Pici and Oxtail Ragu


Ox-Tail Ragu with Pici

I absolutely love cooking ox tail, it’s amazing on its own and even better with pasta. It’s the perfect Sunday meal and the best part is, once you’ve made your sauce, it just cooks itself whilst you nestle into a beer or wine, roll some pici, or preferably both.

Pici is one of my favourite noodles and one of the easiest to make by hand. It’s the perfect first shape for anyone wanting to have a crack at making their own pasta. If you don’t have the time to make your own pici, pick up a packet of good quality rigatoni or pappardelle from your local Harris Farm!


For the ragu:

  • Extra virgin olive oil

  • 1kg oxtail (pre-chopped into large medallions)

  • Sea salt

  • 2 carrots, diced

  • 2 brown onions, diced

  • 3 cloves garlic, smashed, skin removed

  • 3 sticks celery, diced

  • 2 bay leaves

  • ½ a can of beer (ale is best)

  • 1 tin crushed tomatoes

  • 1 bunch flat-leaf parsley, roughly chopped

  • 1 ½ tbsp. unsalted butter

  • Chardonnay vinegar (or other sweet/late harvest vinegar) to taste

  • Freshly cracked pepper
Parmigiano Reggiano – to finish

 For the pasta:

  • 250g semolina

  • 250g “00” flour

  • 240mL water


  1. Pop a heavy based casserole on the stove over high heat and add a good whack of olive oil (around 1 ½ tbsp.). Season your ox-tail with sea salt and start sealing the meat off in the pot. Allow to brown nicely on both sides before removing the meat to a plate.

  2. Keep the pot going, tipping off a bit of the fat if there’s excess, and pop your diced carrots in there. Allow to colour slightly before adding the onions, garlic, celery and bay. Cook on high for a couple of minutes, stirring constantly before adding a good pinch of salt. This will allow the veg to release a bit of juice and deglaze the pan a touch.

  3. Add the half can of beer (the other half is for you), the tomatoes and a cup of water, bring to the boil, add the tail back in, pop a lid on the pot allow to simmer over a very low heat. This will take around 3 hours of slow cooking. Be sure to keep an eye on the liquid levels, the meat should always be just covered so feel free to top up with water if need be.

  4. Whilst the meat is cooking, make your pasta dough!

  5. Mix the two flours in a large bowl, make a little well in the middle and slowly pour the water in whilst mixing with your hands. You can do this in a food processor if you want. It will start a little shaggy but as you mix, it should form a nice smooth dough.

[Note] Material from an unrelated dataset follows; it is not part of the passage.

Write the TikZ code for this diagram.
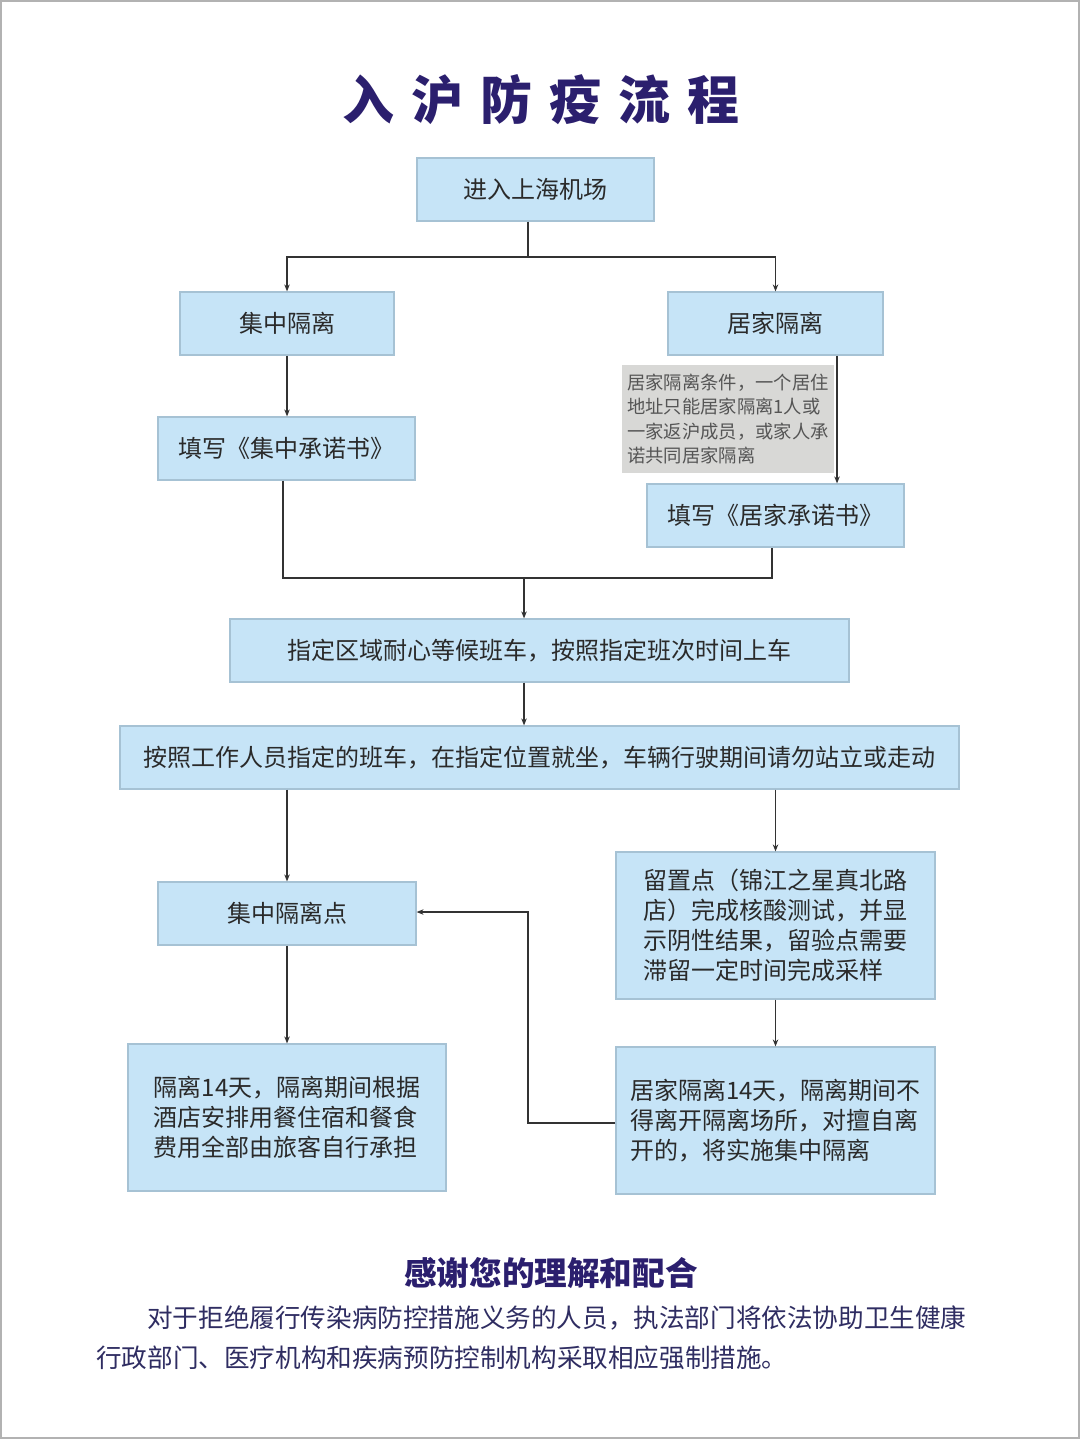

  6. Turn the dough out onto the bench and give it a good knead – around 5-10 minutes should do the trick. Wrap the dough in cling film and allow to rest for at least half an hour on the counter.

  7. Once rested, remove from cling film, cut the dough into quarters, and start to roll into a log. As the log gets longer, cut in half and keep rolling until it’s about as thin and as long as a chopstick. I like my pici on the fatter side but it is really up to you as to how thick or thin you want to make them.

  8. Keep rolling the pici until you have used up your dough, making sure to shake a little semolina on the rolled noodles as you go so, they don’t stick together. You can lay them out on a semolina-dusted tray and gently cover with a tea towel whilst you’re waiting for the ox-tail to cook.

    Fresh rolled pici

  9. After a couple of hours cooking, check your oxtail. It will be cooked when it starts to fall off the bone. If ready, remove from sauce with a slotted spoon and pop onto a plate to rest/cool down a little (about 10 mins).

  10. Take your sauce off the heat. In the meantime, bring a large pot of water to the boil for your pici.

  11. When the meat is cool enough to handle, pick the meat off the bone and add back to the sauce, discard the bones.

  12. When the water is boiling, chuck your pici in and turn your pot of sauce back onto a medium heat. The pici will take around 3 minutes to cook. Using tongs, lift the pasta straight out of the water and drop into the sauce, being sure to take a good whack of the pasta cooking water (about a ladle) with it. Give it a stir, add the parsley, butter, healthy pinch of sea salt and a splash of vinegar (about ½ tbsp.)

    Ox-tail pici

  13. Have a taste, season again with salt if needed and pop into bowls. Finish them off with a solid grating of Parmigiano!